Éliya ne s’est pas dit que, de toute façon, les méchants s’en sortent toujours — opinion qu’on pourrait facilement adopter aujourd’hui. Ce récit biblique nous rappelle non seulement que Jéhovah voit ce qui se passe, mais aussi qu’il fait justice en temps voulu. Sa Parole nous assure qu’il va bientôt mettre définitivement fin à toute injustice ! (Psaume 37:10, 11). Cela dit, vous vous demandez peut-être : Lorsque Dieu juge, est-ce toujours pour punir ? Ou montre-t-il aussi de la pitié ?
« AS-TU VU COMME AHAB S’EST HUMILIÉ À CAUSE DE MOI ? »
Éliya est peut-être surpris de la réaction d’Ahab. Nous lisons : « Dès qu’Ahab entendit ces paroles, alors il déchira ses vêtements et mit une toile de sac sur sa chair ; il se mit à jeûner, et il se couchait dans une toile de sac et marchait d’un air abattu » (1 Rois 21:27). Est-ce le signe qu’il se repent ?
En tout cas, il fait au moins un pas dans la bonne direction. Il s’humilie, ce qui n’est sans doute pas facile pour un homme aussi orgueilleux et arrogant que lui. Mais est-ce de la vraie repentance ? Un roi qui est venu après lui a été encore plus loin dans la méchanceté. Il s’agit de Manassé. Quand Jéhovah l’a puni, il s’est humilié et l’a appelé à l’aide. Mais il ne s’est pas arrêté là. Il a complètement changé de vie. Il a enlevé les idoles qu’il avait mises en place, fait des efforts pour servir Dieu et même encouragé son peuple à l’imiter (2 Chroniques 33:1-17). Peut-on en dire autant d’Ahab ? Malheureusement non.

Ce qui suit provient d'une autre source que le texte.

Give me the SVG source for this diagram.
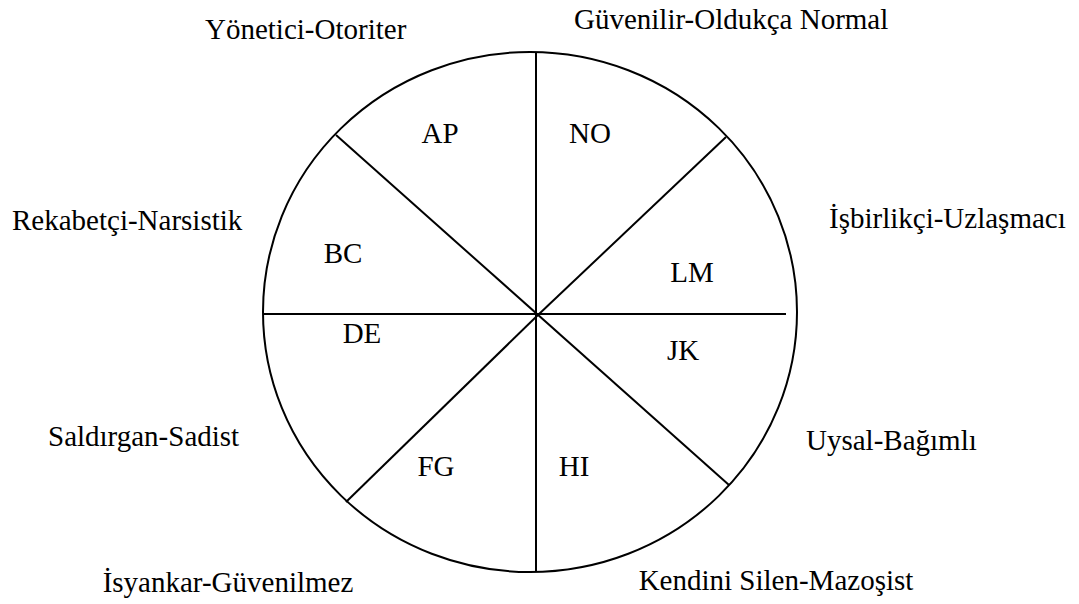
<svg xmlns="http://www.w3.org/2000/svg" width="1079" height="604" viewBox="0 0 1079 604">
<style>
.ln{stroke:#000;stroke-width:2;fill:none}
.t{font-family:"Liberation Serif","Times New Roman",serif;font-size:29px;fill:#000}
.c{text-anchor:middle}
</style>
<rect width="1079" height="604" fill="#fff"/>
<g id="wheel">
<ellipse class="ln" cx="530" cy="312" rx="267" ry="260"/>
</g>
<g id="connectors">
<line class="ln" x1="536" y1="52" x2="536" y2="572"/>
<line class="ln" x1="264" y1="314" x2="786" y2="314"/>
<line class="ln" x1="336" y1="135" x2="729" y2="485"/>
<line class="ln" x1="726" y1="137" x2="538" y2="315"/>
<line class="ln" x1="538" y1="315" x2="346" y2="502"/>
</g>
<g id="AP"><text class="t c" x="440" y="143">AP</text></g>
<g id="NO"><text class="t c" x="590" y="143">NO</text></g>
<g id="BC"><text class="t c" x="343" y="263">BC</text></g>
<g id="LM"><text class="t c" x="692" y="282">LM</text></g>
<g id="DE"><text class="t c" x="362" y="343">DE</text></g>
<g id="JK"><text class="t c" x="683" y="360">JK</text></g>
<g id="FG"><text class="t c" x="436" y="476">FG</text></g>
<g id="HI"><text class="t c" x="574" y="476">HI</text></g>
<g id="label-yonetici"><text class="t" x="205" y="39">Yönetici-Otoriter</text></g>
<g id="label-guvenilir"><text class="t" x="574" y="29">Güvenilir-Oldukça Normal</text></g>
<g id="label-rekabetci"><text class="t" x="12" y="230">Rekabetçi-Narsistik</text></g>
<g id="label-isbirlikci"><text class="t" x="829" y="228">İşbirlikçi-Uzlaşmacı</text></g>
<g id="label-saldirgan"><text class="t" x="48" y="446">Saldırgan-Sadist</text></g>
<g id="label-uysal"><text class="t" x="806" y="450">Uysal-Bağımlı</text></g>
<g id="label-isyankar"><text class="t c" x="228" y="592">İsyankar-Güvenilmez</text></g>
<g id="label-kendini"><text class="t c" x="776" y="590">Kendini Silen-Mazoşist</text></g>
</svg>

Jéhovah prête-t-il attention à la tristesse qu’Ahab manifeste en public ? Il dit à Éliya : « As-tu vu comme Ahab s’est humilié à cause de moi ? Parce qu’il s’est humilié à cause de moi, je ne ferai pas venir le malheur en ses jours. Aux jours de son fils je ferai venir le malheur sur sa maison » (1 Rois 21:29). Jéhovah pardonne-t-il à Ahab ? Non, seule une vraie repentance aurait entraîné le pardon de Dieu (Ézékiel 33:14-16). Par contre, il lui manifeste une pitié proportionnelle au regret que montre Ahab. Il lui épargne la douleur de voir toute sa famille anéantie.
Néanmoins, ce que Jéhovah a décidé en rapport avec Ahab lui-même ne change pas. Il consulte ses anges pour décider du meilleur moyen d’amener Ahab à participer à la bataille qui lui coûtera la vie. Peu après, le jugement de Jéhovah s’exécute. Blessé au combat, Ahab se vide de son sang dans son char. Le récit ajoute ce détail sinistre : au moment où on lave le char du roi, des chiens viennent lécher son sang. Ce que Jéhovah a annoncé à Ahab par Éliya se réalise ainsi publiquement : « À l’endroit où les chiens ont lapé le sang de Naboth, les chiens laperont ton sang, oui le tien » (1 Rois 21:19 ; 22:19-22, 34-38).
Pour Éliya, Élisha et tous les autres adorateurs fidèles de Jéhovah, la fin d’Ahab est un rappel rassurant : Jéhovah n’a pas oublié le courage et la foi de Naboth. Tôt ou tard, le Dieu de justice punit les individus mauvais ; il manifeste également de la pitié dans son jugement chaque fois qu’il a des raisons de le faire (Nombres 14:18). Quelle leçon puissante pour Éliya, qui a enduré pendant des dizaines d’années sous le règne d’un roi méchant ! Avez-vous déjà été victime d’une injustice ? Êtes-vous impatient de voir Dieu redresser les choses ? Alors imitez la foi d’Éliya. Avec son fidèle ami Élisha, il a continué de proclamer les messages de Dieu, endurant face à l’injustice !
a Jéhovah s’est servi d’une sécheresse de trois ans et demi pour montrer que Baal, le dieu supposé apporter la pluie et la fertilité dans le pays, était incapable d’agir (1 Rois, chapitre 18). Voir les articles « Imitez-leur foi » dans nos numéros du 1er janvier et du 1er avril 2008.
b Jézabel a peut-être fait tuer les fils de Naboth par peur que la vigne ne leur revienne en héritage. Pour comprendre pourquoi Dieu permet de tels actes d’oppression, voir l’article « Questions des lecteurs » dans ce numéro.